RT France : Après les tergiversations de François Hollande quant à la suite à donner à l'invitation faite à son homologue russe et puis finalement le report de la visite par Vladimir Poutine, comment les relations franco-russes vont-elles se développer dans l'avenir ?
Bruno Drweski (B. D.) : Cela va certainement les rendre plus tendues, mais elles étaient déjà relativement tendues, et ça n‘améliore pas les choses. Mais il est clair que cela devait arriver, si on comprend comment fonctionne Hollande et son gouvernement et comment fonctionne la Russie aujourd’hui. C’était presque inéluctable, cette mésentente.
Cette fois-ci, le président Hollande n’a pas compris qu’il ne se ferait pas prier par Poutine
RT France : Qu'est-ce qui a provoqué cette mésentente ?
B. D. : Je pense que François Hollande veut jouer un rôle d’intermédiaire entre l’Ouest et la Russie, mais en même temps il ne veut pas rompre avec les Etats-Unis et Israël, qui sont directement impliqués dans le conflit syrien. Et il n’ose pas prendre de décisions qui fâcheraient les Etats-Unis, qui n’ont absolument pas aujourd’hui comme objectif le retour de la paix en Syrie, mais qui ont toujours comme objectif la destruction de l’Etat syrien et son morcellement en plusieurs étapes. Dans ce contexte-là, si la France reste l’allié inconditionnel des Etats-Unis, elle ne peut prendre aucune initiative. Cette fois-ci, le président Hollande n’a pas compris qu’il ne se ferait pas prier par Poutine. Poutine est tout simplement un chef d’Etat indépendant, qui n’a pas besoin de prier les chefs d’Etats occidentaux pour être accueilli, il n’a pas besoin de venir en France.
Finalement, la situation à Alep montre bien que c’est la Russie qui est toujours en position de dicter ses conditions, ce qu’elle ne fait pas. Mais la France ne comprend pas que les Etats-Unis, et donc elle-même, ne sont pas en état de dicter les conditions, qu’ils doivent avoir des négociations d’égal à égal. Poutine vient de répondre à la pression occidentale par des accords assez intéressants avec la Turquie, qui était pourtant dans l’alliance occidentale.
RT France : François Hollande s'attendait-il à une telle réaction ?
B. D. : Je crois qu’il pensait que Poutine voulait venir à Paris à tout prix.

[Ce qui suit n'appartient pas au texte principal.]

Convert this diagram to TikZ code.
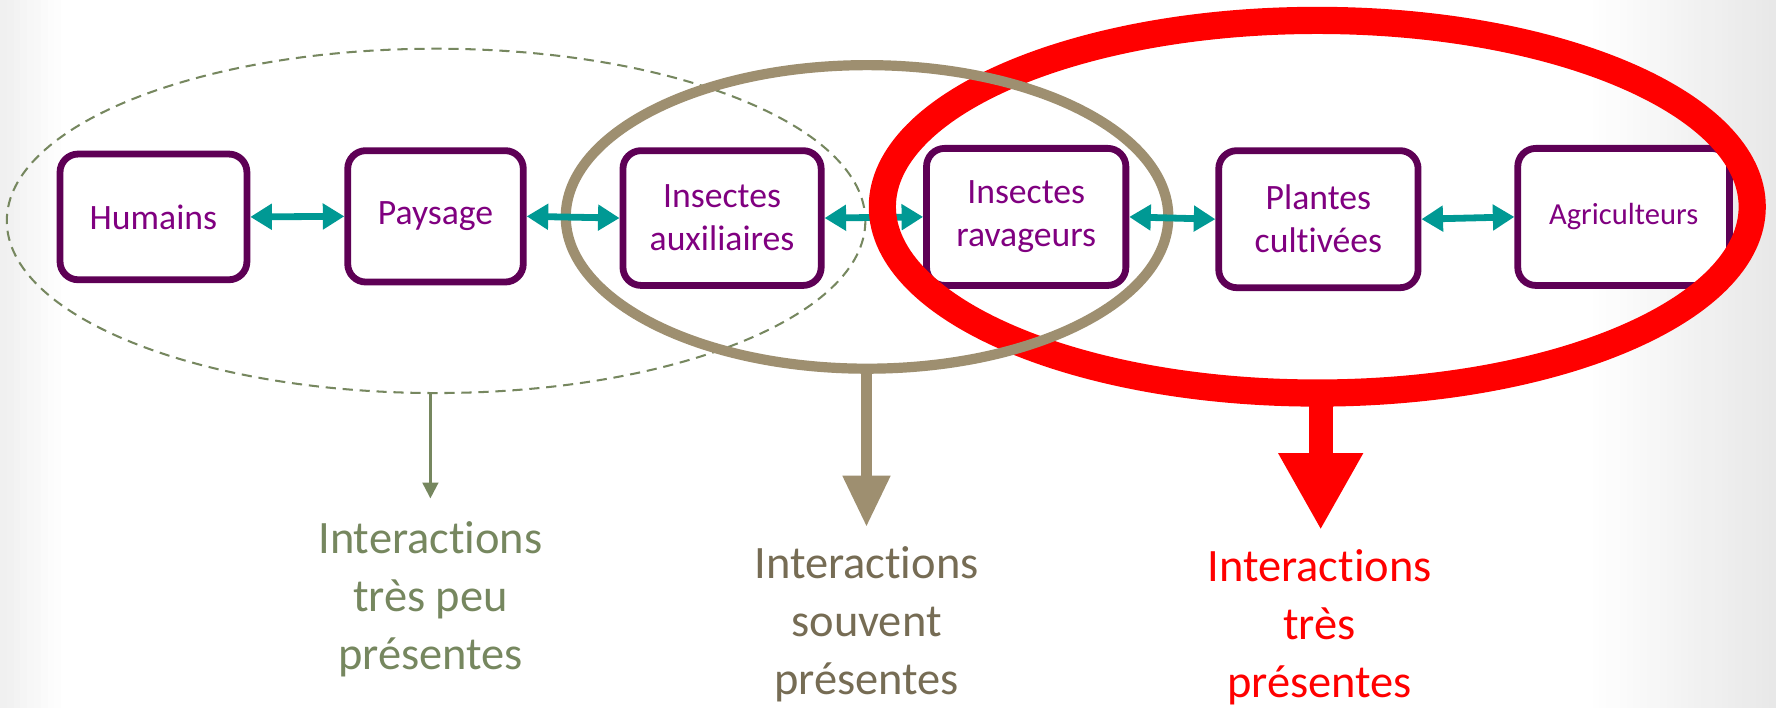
\documentclass[tikz,border=0pt]{standalone}
\usepackage{fontspec}
\setmainfont{Carlito}[Ligatures={NoCommon}]
\usetikzlibrary{arrows.meta}
\definecolor{boxc}{RGB}{94,0,85}
\definecolor{boxtext}{RGB}{128,0,128}
\definecolor{tealc}{RGB}{0,153,148}
\definecolor{greenc}{RGB}{118,135,95}
\definecolor{tanc}{RGB}{158,143,112}
\definecolor{tantext}{RGB}{118,108,84}
\definecolor{redc}{RGB}{255,0,0}
\begin{document}
\begin{tikzpicture}[x=1pt,y=-1pt,
  box/.style={draw=boxc, line width=6pt, rounded corners=16pt, fill=white,
    text=boxtext, align=center, inner sep=0pt,
    font=\fontsize{31.5}{38}\selectfont},
  tealarrow/.style={draw=tealc, line width=6pt,
    {Triangle[width=22pt,length=19pt]}-{Triangle[width=22pt,length=19pt]}},
  bigtext/.style={align=center, font=\fontsize{41}{51}\selectfont, inner sep=0pt}
]
\useasboundingbox (0,0) rectangle (1568,625);
\fill[white] (0,0) rectangle (1568,625);
% soft grey edges of the slide background
\foreach \i in {0,...,27}{
  \pgfmathsetmacro{\p}{9*\i/27}
  \fill[black!\p] ({1400+6*\i},0) rectangle ({1406.5+6*\i},625);
}
\foreach \i in {0,...,9}{
  \pgfmathsetmacro{\p}{6*(9-\i)/9}
  \fill[black!\p] ({6*\i},0) rectangle ({6.5+6*\i},625);
}

% boxes
\node[box, minimum width=165pt, minimum height=111pt] (hum) at (135.5,191.5) {Humains};
\node[box, minimum width=155pt, minimum height=116pt] (pay) at (384.5,191) {Paysage};
\node[box, minimum width=175pt, minimum height=119pt] (aux) at (637.5,192.5) {Insectes\\auxiliaires};
\node[box, minimum width=176pt, minimum height=121pt] (rav) at (906,191.5) {Insectes\\ravageurs};
\node[box, minimum width=176pt, minimum height=121pt] (pla) at (1164,193.5) {Plantes\\cultivées};
\node[box, minimum width=187pt, minimum height=121pt, font=\fontsize{27}{33}\selectfont] (agr) at (1433.5,191.5) {Agriculteurs};

% dashed ellipse
\draw[greenc, line width=1.8pt, dash pattern=on 9pt off 6pt] (385,195) ellipse [x radius=379, y radius=152];

% connector lying under the red ring
\draw[tealarrow] (aux.east) -- (rav.west);

% red ring, then tan ring over it
\draw[redc, line width=24pt] (1163,182.5) ellipse [x radius=384, y radius=164.5];
\draw[tanc, line width=9pt] (765.5,191.5) ellipse [x radius=266, y radius=134];

% other teal connectors (over the tan ring)
\draw[tealarrow] (hum.east) -- (pay.west);
\draw[tealarrow] (pay.east) -- (aux.west);
\draw[tealarrow] (rav.east) -- (pla.west);
\draw[tealarrow] (pla.east) -- (agr.west);

% bottom arrows
\coordinate (gS) at (380,347);
\coordinate (gT) at (380,440);
\coordinate (tS) at (765,325);
\coordinate (tT) at (765,465);
\coordinate (rS) at (1166,346);
\coordinate (rT) at (1166,468);
\draw[greenc, line width=2pt, -{Triangle[width=14pt,length=14pt]}] (gS) -- (gT);
\draw[tanc, line width=9pt, -{Triangle[width=40pt,length=45pt]}] (tS) -- (tT);
\draw[redc, line width=21pt, -{Triangle[width=70pt,length=68pt]}] (rS) -- (rT);

% texts
\node[bigtext, text=greenc] (gtxt) at (380,529) {Interactions\\très peu\\présentes};
\node[bigtext, text=tantext] (ttxt) at (765,551) {Interactions\\souvent\\présentes};
\node[bigtext, text=redc] (rtxt) at (1165,554) {Interactions\\très\\présentes};
\end{tikzpicture}
\end{document}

Ils ne comprennent pas que les Russes aujourd’hui ne sont plus ceux des années 1980, les Russes ne veulent rien à tout prix. Ils veulent qu’on les traite d'égal à égal, et si on ne les traite pas comme ça, ils regardent ailleurs. Ils ont des partenaires dans le monde, ils ne sont pas seuls.
Les Etats-Unis sont dans une situation difficile pendant ces trois mois, et ils montrent leurs muscles, mais d’une façon incohérente
RT France : Y-a-t-il un terrain d'entente pour les pays concernant la crise syrienne ?
B. D. : Je ne sais pas pour les pays de la coalition, mais je constate que la Turquie et la Russie, aujourd’hui, suite à la rencontre entre Poutine et Erdogan, sont arrivés à un accord sur Alep au moins, qui montre bien qu’il y a des possibilités de s’entendre. Puisqu'on sait bien que les positions turque et russe étaient très différentes jusqu’à présent. Donc, il y a une convergence manifeste sur le dossier d’Alep entre deux pays directement intéressés pas le conflit syrien, la Russie et la Turquie, bien sûr qu’il y a d’autres possibilités. La question c’est de savoir dans quelle mesure les milieux influents à Washington, ce n’est pas forcément Obama et Kerry, mais le Pentagone et la CIA, comment ces milieux comptent faire pression, et ce qui va se passer au cours des trois prochains mois (parce que ces trois mois vont signer la fin la période d’Obama, et nous allons avoir le nouveau président). Les Etats-Unis sont dans une situation difficile pendant ces trois mois, et ils montrent leurs muscles, mais d’une façon, à mon avis, incohérente.